In an adversary proceeding, Direct Capital Corporation sought to determine the dischargeability of debts owed by the Steeles, related to a financing agreement for heavy equipment leased to KoC of Cincinnati, where the Steeles were officers and guarantors. The Steeles filed for Chapter 7 bankruptcy following a judgment against them. Direct Capital alleged non-dischargeability under 11 U.S.C. § 523(a)(2), (a)(4), and (a)(6), claiming fraud, breach of fiduciary duty, and conversion of collateral. The court found that the Steeles, acting as legitimate officers of KoC, made no false representations or fraudulent omissions in the financing agreement under § 523(a)(2)(A).
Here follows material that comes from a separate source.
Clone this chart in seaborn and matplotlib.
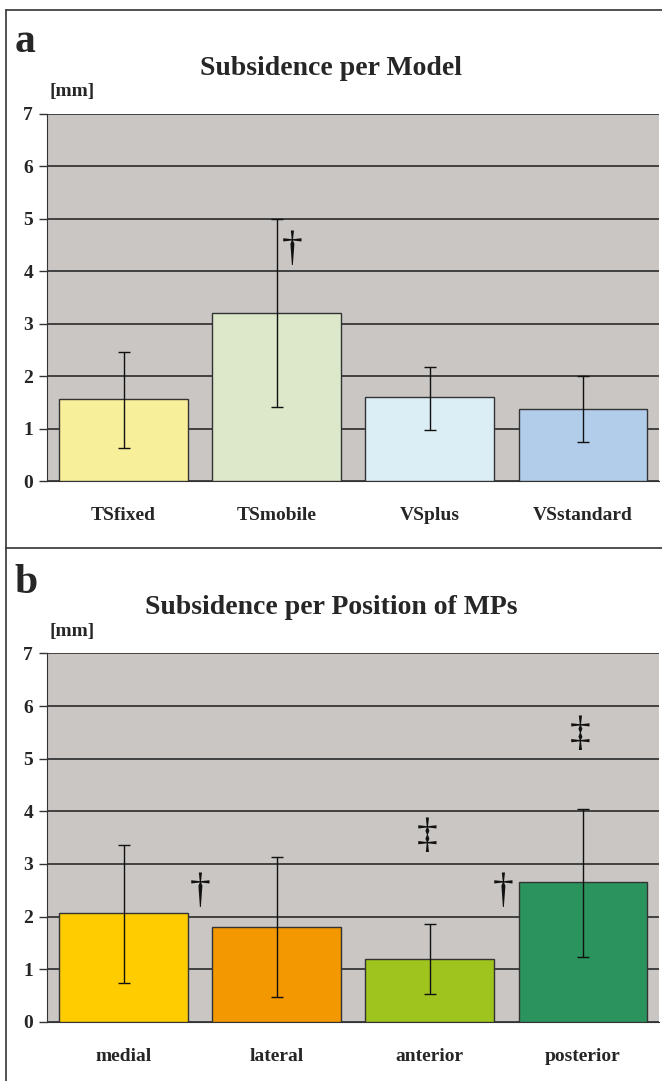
import numpy as np
import matplotlib
matplotlib.use("Agg")
import matplotlib.pyplot as plt
import seaborn as sns
import pandas as pd

#data
models = ["TSfixed", "TSmobile", "VSplus", "VSstandard"]
model_mean = [1.56, 3.21, 1.60, 1.38]
model_low = [0.63, 1.41, 0.98, 0.74]
model_high = [2.45, 5.00, 2.17, 2.01]
model_colors = ["#F8EF9B", "#DCE8C9", "#DCEEF5", "#B1CDEA"]

positions = ["medial", "lateral", "anterior", "posterior"]
pos_mean = [2.07, 1.80, 1.20, 2.66]
pos_low = [0.74, 0.47, 0.54, 1.24]
pos_high = [3.36, 3.13, 1.87, 4.04]
pos_colors = ["#FFCC00", "#F39800", "#A0C41E", "#2A935E"]

# significance marks (x in category units, y in mm)
marks_a = [("\u2020", 1.1, 4.40)]
marks_b = [("\u2020", 0.5, 2.47), ("\u2020", 2.48, 2.47),
           ("\u2021", 1.98, 3.52), ("\u2021", 2.98, 5.46)]

sns.set_style("white")
plt.rcParams['font.family'] = ['Liberation Serif', 'DejaVu Serif']
plt.rcParams['font.weight'] = 'bold'

fig = plt.figure(figsize=(6.62, 10.81), dpi=100)

def panel(rect, cats, mean, low, high, colors, marks, title, letter, letter_y, title_y):
    ax = fig.add_axes(rect)
    df = pd.DataFrame({"cat": cats, "val": mean})
    sns.barplot(data=df, x="cat", y="val", hue="cat", palette=colors, legend=False,
                width=0.84, edgecolor="#333333", linewidth=1.0, errorbar=None,
                saturation=1, ax=ax, zorder=3)
    m = np.array(mean)
    yerr = [m - np.array(low), np.array(high) - m]
    ax.errorbar(np.arange(len(cats)), m, yerr=yerr, fmt="none", ecolor="#111111",
                elinewidth=1.0, capsize=4, capthick=1.0, zorder=4)
    for s, x, y in marks:
        ax.text(x, y, s, ha="center", va="center", fontsize=30, color="#111111",
                fontweight="normal", zorder=5)
    ax.set_facecolor("#C9C6C4")
    ax.set_xlim(-0.5, len(cats) - 0.5)
    ax.set_ylim(0, 7)
    ax.set_yticks(range(8))
    ax.yaxis.grid(True, color="#2b2b2b", linewidth=1.2, zorder=0)
    ax.set_axisbelow(True)
    ax.set_xticks(np.arange(len(cats)))
    ax.set_xticklabels(cats, fontsize=14, fontweight="bold")
    ax.set_xticks(np.arange(len(cats) + 1) - 0.5, minor=True)
    ax.tick_params(axis="x", which="major", length=0, pad=19)
    ax.tick_params(axis="x", which="minor", length=6, width=1, color="#333333", direction="out")
    ax.tick_params(axis="y", length=6, width=1, color="#333333", direction="out",
                   labelsize=14, pad=4, left=True)
    for lab in ax.get_yticklabels():
        lab.set_fontweight("bold")
    ax.set_xlabel("")
    ax.set_ylabel("")
    for side in ["top", "right"]:
        ax.spines[side].set_visible(False)
    ax.spines["left"].set_color("#333333")
    ax.spines["bottom"].set_color("#333333")
    fig.text(0.5, title_y, title, ha="center", va="center", fontsize=20, fontweight="bold")
    fig.text(0.022, letter_y, letter, ha="left", va="center", fontsize=30, fontweight="bold")
    fig.text(0.075, rect[1] + rect[3] + 0.020, "[mm]", ha="left", va="center",
             fontsize=14, fontweight="bold")
    return ax

panel([0.071, 0.555, 0.925, 0.340], models, model_mean, model_low, model_high,
      model_colors, marks_a, "Subsidence per Model", "a", 0.961, 0.937)
panel([0.071, 0.0546, 0.925, 0.341], positions, pos_mean, pos_low, pos_high,
      pos_colors, marks_b, "Subsidence per Position of MPs", "b", 0.461, 0.438)

# panel frames
fig.add_artist(plt.Line2D([0.009, 0.009], [0.0, 0.991], color="#333333", lw=1.2))
fig.add_artist(plt.Line2D([0.009, 1.0], [0.991, 0.991], color="#333333", lw=1.2))
fig.add_artist(plt.Line2D([0.009, 1.0], [0.493, 0.493], color="#333333", lw=1.2))

plt.savefig("out.png", dpi=100)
Furthermore, the court determined the absence of a fiduciary relationship and lack of evidence for larceny under § 523(a)(4). Regarding § 523(a)(6), the court ruled that the Steeles did not willfully or maliciously injure Direct Capital, as they never possessed the collateral after leaving KoC. Consequently, the court declared the debt dischargeable, exonerating the Steeles from the financial obligations pursued by Direct Capital.

Legal Issues Addressed

Dischargeability of Debts under Bankruptcy Code 11 U.S.C. § 523(a)(2)(A)

Application: The court found that the Steeles did not make false representations in the Financing Agreement, as they were legitimate officers of KoC with the requisite authority.

Reasoning: The Court concluded that no false representation was made by the Steeles in the Financing Agreement, and the debt from the Steeles’ Personal Guaranty is dischargeable under Section 523(a)(2)(A).

Fiduciary Capacity and Fraud under 11 U.S.C. § 523(a)(4)

Application: Direct Capital did not establish a fiduciary relationship between the Steeles and Direct Capital, as the relationship was a standard debtor-creditor relationship without special confidence.

Reasoning: The Court noted that to establish fiduciary capacity, there must be more than just a debtor-creditor relationship, and the Steeles did not hold a fiduciary role toward Direct Capital.

Larceny under Bankruptcy Code 11 U.S.C. § 523(a)(4)

Application: Direct Capital failed to prove that the Steeles wrongfully and fraudulently took property, as KoC was the actual owner of the Loaders.

Reasoning: Direct Capital failed to provide evidence that the Steeles personally took the Loaders. Since the Steeles were not in a fiduciary relationship with Direct Capital and did not commit larceny, the debt from the Steeles’ Personal Guaranty is dischargeable under 523(a)(4).

Willful and Malicious Injury under Bankruptcy Code 11 U.S.C. § 523(a)(6)

Application: The Steeles did not commit willful and malicious injury as they were never in possession of the Loaders and did not take steps to deprive Direct Capital of them.

Reasoning: In this instance, the Steeles' actions do not rise to willful and malicious injury, as they were never in possession of the Loaders and did not take affirmative steps to deprive Direct Capital of them.